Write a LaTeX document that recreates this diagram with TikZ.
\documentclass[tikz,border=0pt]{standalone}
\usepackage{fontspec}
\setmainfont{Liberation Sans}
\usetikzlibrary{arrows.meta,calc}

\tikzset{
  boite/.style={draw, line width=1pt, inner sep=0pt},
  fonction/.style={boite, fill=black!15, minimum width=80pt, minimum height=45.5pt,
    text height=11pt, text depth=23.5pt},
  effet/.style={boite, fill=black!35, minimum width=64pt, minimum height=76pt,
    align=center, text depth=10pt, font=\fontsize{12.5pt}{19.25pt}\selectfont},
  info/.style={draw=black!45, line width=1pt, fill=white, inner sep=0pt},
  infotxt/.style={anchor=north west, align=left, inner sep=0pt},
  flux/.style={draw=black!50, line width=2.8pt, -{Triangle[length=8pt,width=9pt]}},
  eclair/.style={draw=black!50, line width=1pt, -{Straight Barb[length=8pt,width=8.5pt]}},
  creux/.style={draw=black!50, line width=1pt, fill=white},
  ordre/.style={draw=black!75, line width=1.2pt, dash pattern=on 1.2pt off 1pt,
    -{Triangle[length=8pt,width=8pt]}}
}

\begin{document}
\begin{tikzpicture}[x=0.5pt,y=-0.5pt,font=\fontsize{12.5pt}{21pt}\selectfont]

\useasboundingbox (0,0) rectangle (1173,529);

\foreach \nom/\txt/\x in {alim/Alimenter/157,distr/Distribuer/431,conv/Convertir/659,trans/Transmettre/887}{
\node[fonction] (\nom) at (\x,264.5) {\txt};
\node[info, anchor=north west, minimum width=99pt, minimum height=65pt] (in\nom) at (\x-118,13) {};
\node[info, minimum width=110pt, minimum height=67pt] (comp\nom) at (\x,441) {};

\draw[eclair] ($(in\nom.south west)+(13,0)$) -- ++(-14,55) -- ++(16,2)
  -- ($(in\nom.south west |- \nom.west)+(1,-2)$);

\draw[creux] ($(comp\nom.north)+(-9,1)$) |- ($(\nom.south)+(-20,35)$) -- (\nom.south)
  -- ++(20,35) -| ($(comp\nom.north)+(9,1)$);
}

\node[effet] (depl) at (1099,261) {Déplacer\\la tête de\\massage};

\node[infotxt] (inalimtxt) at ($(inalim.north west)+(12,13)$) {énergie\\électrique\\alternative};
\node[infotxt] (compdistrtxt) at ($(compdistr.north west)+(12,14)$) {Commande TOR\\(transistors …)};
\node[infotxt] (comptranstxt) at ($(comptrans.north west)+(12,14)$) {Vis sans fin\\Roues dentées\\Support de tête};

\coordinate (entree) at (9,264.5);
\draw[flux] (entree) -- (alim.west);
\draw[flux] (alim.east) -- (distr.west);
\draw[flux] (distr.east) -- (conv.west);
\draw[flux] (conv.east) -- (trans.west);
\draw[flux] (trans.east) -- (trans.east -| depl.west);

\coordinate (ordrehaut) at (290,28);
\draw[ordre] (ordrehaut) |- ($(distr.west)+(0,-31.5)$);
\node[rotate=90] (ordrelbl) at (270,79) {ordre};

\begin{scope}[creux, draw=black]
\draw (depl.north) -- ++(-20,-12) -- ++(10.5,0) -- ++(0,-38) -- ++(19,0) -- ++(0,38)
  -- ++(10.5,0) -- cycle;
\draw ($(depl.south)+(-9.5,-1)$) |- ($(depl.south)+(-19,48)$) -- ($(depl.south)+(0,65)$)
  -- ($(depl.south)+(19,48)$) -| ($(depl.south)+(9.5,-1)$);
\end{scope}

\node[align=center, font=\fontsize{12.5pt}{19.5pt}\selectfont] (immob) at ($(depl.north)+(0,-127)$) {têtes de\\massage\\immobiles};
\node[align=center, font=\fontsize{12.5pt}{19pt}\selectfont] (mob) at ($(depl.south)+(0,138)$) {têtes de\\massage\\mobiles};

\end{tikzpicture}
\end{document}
====
# What you should do
Copy out all of the data exactly, leaving nothing out.

# Task output
Write a LaTeX document that recreates this diagram with TikZ.
\documentclass[tikz,border=0pt]{standalone}
\usepackage{fontspec}
\setmainfont{Liberation Sans}
\usetikzlibrary{arrows.meta,calc}

\tikzset{
  boite/.style={draw, line width=1pt, inner sep=0pt},
  fonction/.style={boite, fill=black!15, minimum width=80pt, minimum height=45.5pt,
    text height=11pt, text depth=23.5pt},
  effet/.style={boite, fill=black!35, minimum width=64pt, minimum height=76pt,
    align=center, text depth=10pt, font=\fontsize{12.5pt}{19.25pt}\selectfont},
  info/.style={draw=black!45, line width=1pt, fill=white, inner sep=0pt},
  infotxt/.style={anchor=north west, align=left, inner sep=0pt},
  flux/.style={draw=black!50, line width=2.8pt, -{Triangle[length=8pt,width=9pt]}},
  eclair/.style={draw=black!50, line width=1pt, -{Straight Barb[length=8pt,width=8.5pt]}},
  creux/.style={draw=black!50, line width=1pt, fill=white},
  ordre/.style={draw=black!75, line width=1.2pt, dash pattern=on 1.2pt off 1pt,
    -{Triangle[length=8pt,width=8pt]}}
}

\begin{document}
\begin{tikzpicture}[x=0.5pt,y=-0.5pt,font=\fontsize{12.5pt}{21pt}\selectfont]

\useasboundingbox (0,0) rectangle (1173,529);

\foreach \nom/\txt/\x in {alim/Alimenter/157,distr/Distribuer/431,conv/Convertir/659,trans/Transmettre/887}{
\node[fonction] (\nom) at (\x,264.5) {\txt};
\node[info, anchor=north west, minimum width=99pt, minimum height=65pt] (in\nom) at (\x-118,13) {};
\node[info, minimum width=110pt, minimum height=67pt] (comp\nom) at (\x,441) {};

\draw[eclair] ($(in\nom.south west)+(13,0)$) -- ++(-14,55) -- ++(16,2)
  -- ($(in\nom.south west |- \nom.west)+(1,-2)$);

\draw[creux] ($(comp\nom.north)+(-9,1)$) |- ($(\nom.south)+(-20,35)$) -- (\nom.south)
  -- ++(20,35) -| ($(comp\nom.north)+(9,1)$);
}

\node[effet] (depl) at (1099,261) {Déplacer\\la tête de\\massage};

\node[infotxt] (inalimtxt) at ($(inalim.north west)+(12,13)$) {énergie\\électrique\\alternative};
\node[infotxt] (compdistrtxt) at ($(compdistr.north west)+(12,14)$) {Commande TOR\\(transistors …)};
\node[infotxt] (comptranstxt) at ($(comptrans.north west)+(12,14)$) {Vis sans fin\\Roues dentées\\Support de tête};

\coordinate (entree) at (9,264.5);
\draw[flux] (entree) -- (alim.west);
\draw[flux] (alim.east) -- (distr.west);
\draw[flux] (distr.east) -- (conv.west);
\draw[flux] (conv.east) -- (trans.west);
\draw[flux] (trans.east) -- (trans.east -| depl.west);

\coordinate (ordrehaut) at (290,28);
\draw[ordre] (ordrehaut) |- ($(distr.west)+(0,-31.5)$);
\node[rotate=90] (ordrelbl) at (270,79) {ordre};

\begin{scope}[creux, draw=black]
\draw (depl.north) -- ++(-20,-12) -- ++(10.5,0) -- ++(0,-38) -- ++(19,0) -- ++(0,38)
  -- ++(10.5,0) -- cycle;
\draw ($(depl.south)+(-9.5,-1)$) |- ($(depl.south)+(-19,48)$) -- ($(depl.south)+(0,65)$)
  -- ($(depl.south)+(19,48)$) -| ($(depl.south)+(9.5,-1)$);
\end{scope}

\node[align=center, font=\fontsize{12.5pt}{19.5pt}\selectfont] (immob) at ($(depl.north)+(0,-127)$) {têtes de\\massage\\immobiles};
\node[align=center, font=\fontsize{12.5pt}{19pt}\selectfont] (mob) at ($(depl.south)+(0,138)$) {têtes de\\massage\\mobiles};

\end{tikzpicture}
\end{document}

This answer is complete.